### Dataset section

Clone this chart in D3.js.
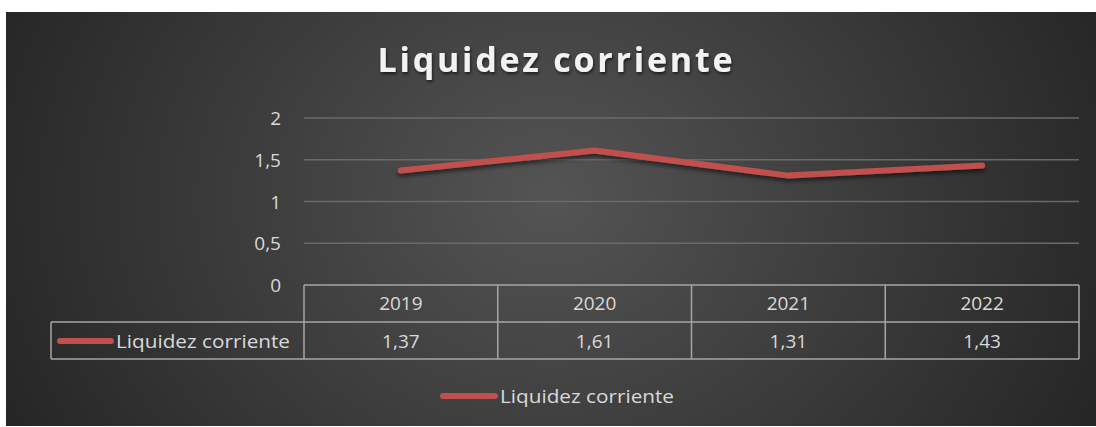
<!DOCTYPE html>
<html>
<head>
<meta charset="utf-8">
<script src="https://cdn.jsdelivr.net/npm/d3@7"></script>
<style>
body{margin:0;background:#fff;}
svg{display:block;}
text{font-family:"Open Sans",sans-serif;}
</style>
</head>
<body>
<div id="chart"></div>
<script>
var years=["2019","2020","2021","2022"];
var liquidez=[1.37,1.61,1.31,1.43];
var yTicks=[0,0.5,1,1.5,2];
var seriesName="Liquidez corriente";
var title="Liquidez corriente";

var width=1096,height=427;
var svg=d3.select("#chart").append("svg").attr("width",width).attr("height",height);
var defs=svg.append("defs");

var grad=defs.append("radialGradient").attr("id","bg")
.attr("cx","50%").attr("cy","45%").attr("r","55%").attr("fx","50%").attr("fy","45%")
.attr("gradientTransform","translate(0.5,0.45) scale(1,2.2) translate(-0.5,-0.45)");
grad.append("stop").attr("offset","0%").attr("stop-color","#545454");
grad.append("stop").attr("offset","100%").attr("stop-color","#262626");

var sh=defs.append("filter").attr("id","shadow").attr("x","-5%").attr("y","-50%").attr("width","110%").attr("height","200%");
sh.append("feDropShadow").attr("dx",0).attr("dy",3).attr("stdDeviation",2).attr("flood-color","#000").attr("flood-opacity",0.55);

var tsh=defs.append("filter").attr("id","tshadow").attr("x","-5%").attr("y","-30%").attr("width","110%").attr("height","160%");
tsh.append("feDropShadow").attr("dx",1).attr("dy",2).attr("stdDeviation",1.5).attr("flood-color","#000").attr("flood-opacity",0.6);

svg.append("rect").attr("x",6).attr("y",12).attr("width",width-6).attr("height",414).attr("fill","url(#bg)");

var x=d3.scaleBand().domain(years).range([304,1079]);
var y=d3.scaleLinear().domain([0,2]).range([285,118]);

// title
svg.append("text").attr("x",555).attr("y",72).attr("text-anchor","middle")
.attr("font-size",34).attr("font-weight","bold").attr("fill","#f2f2f2")
.attr("textLength",355).attr("lengthAdjust","spacing")
.attr("filter","url(#tshadow)").text(title);

// grid
svg.append("g").selectAll("line").data(yTicks.filter(d=>d>0)).enter().append("line")
.attr("x1",304).attr("x2",1079)
.attr("y1",d=>y(d)).attr("y2",d=>y(d))
.attr("stroke","#6a6a6a").attr("stroke-width",1.3);

// y axis labels
var fmt=d=>String(d).replace(".",",");
svg.append("g").selectAll("text").data(yTicks).enter().append("text")
.attr("x",281).attr("y",d=>y(d)+7).attr("text-anchor","end")
.attr("font-size",19).attr("fill","#d9d9d9").text(fmt);

// line
var line=d3.line().x((d,i)=>x(years[i])+x.bandwidth()/2).y(d=>y(d));
svg.append("path").datum(liquidez).attr("d",line)
.attr("fill","none").attr("stroke","#c0504d").attr("stroke-width",6)
.attr("stroke-linecap","round").attr("stroke-linejoin","round")
.attr("filter","url(#shadow)");

// data table
var rowTop=285,rowMid=322,rowBot=359,tableLeft=51;
var tc="#a6a6a6";
var tg=svg.append("g").attr("stroke",tc).attr("stroke-width",1.5).attr("fill","none");
tg.append("line").attr("x1",304).attr("x2",1079).attr("y1",rowTop).attr("y2",rowTop);
tg.append("line").attr("x1",tableLeft).attr("x2",1079).attr("y1",rowMid).attr("y2",rowMid);
tg.append("line").attr("x1",tableLeft).attr("x2",1079).attr("y1",rowBot).attr("y2",rowBot);
tg.append("line").attr("x1",tableLeft).attr("x2",tableLeft).attr("y1",rowMid).attr("y2",rowBot);
tg.selectAll("line.v").data(years.concat(["end"])).enter().append("line")
.attr("x1",(d,i)=>i<years.length?x(d):x.range()[1])
.attr("x2",(d,i)=>i<years.length?x(d):x.range()[1])
.attr("y1",rowTop).attr("y2",rowBot);

svg.append("g").selectAll("text").data(years).enter().append("text")
.attr("x",d=>x(d)+x.bandwidth()/2).attr("y",310).attr("text-anchor","middle")
.attr("font-size",19).attr("fill","#d9d9d9").text(d=>d);

svg.append("g").selectAll("text").data(liquidez).enter().append("text")
.attr("x",(d,i)=>x(years[i])+x.bandwidth()/2).attr("y",348).attr("text-anchor","middle")
.attr("font-size",19).attr("fill","#d9d9d9").text(d=>d.toFixed(2).replace(".",","));

// legend key in table
svg.append("line").attr("x1",60).attr("x2",111).attr("y1",341).attr("y2",341)
.attr("stroke","#c0504d").attr("stroke-width",6).attr("stroke-linecap","round");
svg.append("text").attr("x",116).attr("y",348).attr("font-size",19).attr("fill","#d9d9d9")
.attr("textLength",174).attr("lengthAdjust","spacingAndGlyphs").text(seriesName);

// bottom legend
svg.append("line").attr("x1",443).attr("x2",495).attr("y1",396).attr("y2",396)
.attr("stroke","#c0504d").attr("stroke-width",6).attr("stroke-linecap","round");
svg.append("text").attr("x",500).attr("y",403).attr("font-size",19).attr("fill","#d9d9d9")
.attr("textLength",174).attr("lengthAdjust","spacingAndGlyphs").text(seriesName);
</script>
</body>
</html>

######

* [Aim]: Omit the pictures, then quote the rest of the material above exactly.

* [Task response]:
Clone this chart in D3.js.
<!DOCTYPE html>
<html>
<head>
<meta charset="utf-8">
<script src="https://cdn.jsdelivr.net/npm/d3@7"></script>
<style>
body{margin:0;background:#fff;}
svg{display:block;}
text{font-family:"Open Sans",sans-serif;}
</style>
</head>
<body>
<div id="chart"></div>
<script>
var years=["2019","2020","2021","2022"];
var liquidez=[1.37,1.61,1.31,1.43];
var yTicks=[0,0.5,1,1.5,2];
var seriesName="Liquidez corriente";
var title="Liquidez corriente";

var width=1096,height=427;
var svg=d3.select("#chart").append("svg").attr("width",width).attr("height",height);
var defs=svg.append("defs");

var grad=defs.append("radialGradient").attr("id","bg")
.attr("cx","50%").attr("cy","45%").attr("r","55%").attr("fx","50%").attr("fy","45%")
.attr("gradientTransform","translate(0.5,0.45) scale(1,2.2) translate(-0.5,-0.45)");
grad.append("stop").attr("offset","0%").attr("stop-color","#545454");
grad.append("stop").attr("offset","100%").attr("stop-color","#262626");

var sh=defs.append("filter").attr("id","shadow").attr("x","-5%").attr("y","-50%").attr("width","110%").attr("height","200%");
sh.append("feDropShadow").attr("dx",0).attr("dy",3).attr("stdDeviation",2).attr("flood-color","#000").attr("flood-opacity",0.55);

var tsh=defs.append("filter").attr("id","tshadow").attr("x","-5%").attr("y","-30%").attr("width","110%").attr("height","160%");
tsh.append("feDropShadow").attr("dx",1).attr("dy",2).attr("stdDeviation",1.5).attr("flood-color","#000").attr("flood-opacity",0.6);

svg.append("rect").attr("x",6).attr("y",12).attr("width",width-6).attr("height",414).attr("fill","url(#bg)");

var x=d3.scaleBand().domain(years).range([304,1079]);
var y=d3.scaleLinear().domain([0,2]).range([285,118]);

// title
svg.append("text").attr("x",555).attr("y",72).attr("text-anchor","middle")
.attr("font-size",34).attr("font-weight","bold").attr("fill","#f2f2f2")
.attr("textLength",355).attr("lengthAdjust","spacing")
.attr("filter","url(#tshadow)").text(title);

// grid
svg.append("g").selectAll("line").data(yTicks.filter(d=>d>0)).enter().append("line")
.attr("x1",304).attr("x2",1079)
.attr("y1",d=>y(d)).attr("y2",d=>y(d))
.attr("stroke","#6a6a6a").attr("stroke-width",1.3);

// y axis labels
var fmt=d=>String(d).replace(".",",");
svg.append("g").selectAll("text").data(yTicks).enter().append("text")
.attr("x",281).attr("y",d=>y(d)+7).attr("text-anchor","end")
.attr("font-size",19).attr("fill","#d9d9d9").text(fmt);

// line
var line=d3.line().x((d,i)=>x(years[i])+x.bandwidth()/2).y(d=>y(d));
svg.append("path").datum(liquidez).attr("d",line)
.attr("fill","none").attr("stroke","#c0504d").attr("stroke-width",6)
.attr("stroke-linecap","round").attr("stroke-linejoin","round")
.attr("filter","url(#shadow)");

// data table
var rowTop=285,rowMid=322,rowBot=359,tableLeft=51;
var tc="#a6a6a6";
var tg=svg.append("g").attr("stroke",tc).attr("stroke-width",1.5).attr("fill","none");
tg.append("line").attr("x1",304).attr("x2",1079).attr("y1",rowTop).attr("y2",rowTop);
tg.append("line").attr("x1",tableLeft).attr("x2",1079).attr("y1",rowMid).attr("y2",rowMid);
tg.append("line").attr("x1",tableLeft).attr("x2",1079).attr("y1",rowBot).attr("y2",rowBot);
tg.append("line").attr("x1",tableLeft).attr("x2",tableLeft).attr("y1",rowMid).attr("y2",rowBot);
tg.selectAll("line.v").data(years.concat(["end"])).enter().append("line")
.attr("x1",(d,i)=>i<years.length?x(d):x.range()[1])
.attr("x2",(d,i)=>i<years.length?x(d):x.range()[1])
.attr("y1",rowTop).attr("y2",rowBot);

svg.append("g").selectAll("text").data(years).enter().append("text")
.attr("x",d=>x(d)+x.bandwidth()/2).attr("y",310).attr("text-anchor","middle")
.attr("font-size",19).attr("fill","#d9d9d9").text(d=>d);

svg.append("g").selectAll("text").data(liquidez).enter().append("text")
.attr("x",(d,i)=>x(years[i])+x.bandwidth()/2).attr("y",348).attr("text-anchor","middle")
.attr("font-size",19).attr("fill","#d9d9d9").text(d=>d.toFixed(2).replace(".",","));

// legend key in table
svg.append("line").attr("x1",60).attr("x2",111).attr("y1",341).attr("y2",341)
.attr("stroke","#c0504d").attr("stroke-width",6).attr("stroke-linecap","round");
svg.append("text").attr("x",116).attr("y",348).attr("font-size",19).attr("fill","#d9d9d9")
.attr("textLength",174).attr("lengthAdjust","spacingAndGlyphs").text(seriesName);

// bottom legend
svg.append("line").attr("x1",443).attr("x2",495).attr("y1",396).attr("y2",396)
.attr("stroke","#c0504d").attr("stroke-width",6).attr("stroke-linecap","round");
svg.append("text").attr("x",500).attr("y",403).attr("font-size",19).attr("fill","#d9d9d9")
.attr("textLength",174).attr("lengthAdjust","spacingAndGlyphs").text(seriesName);
</script>
</body>
</html>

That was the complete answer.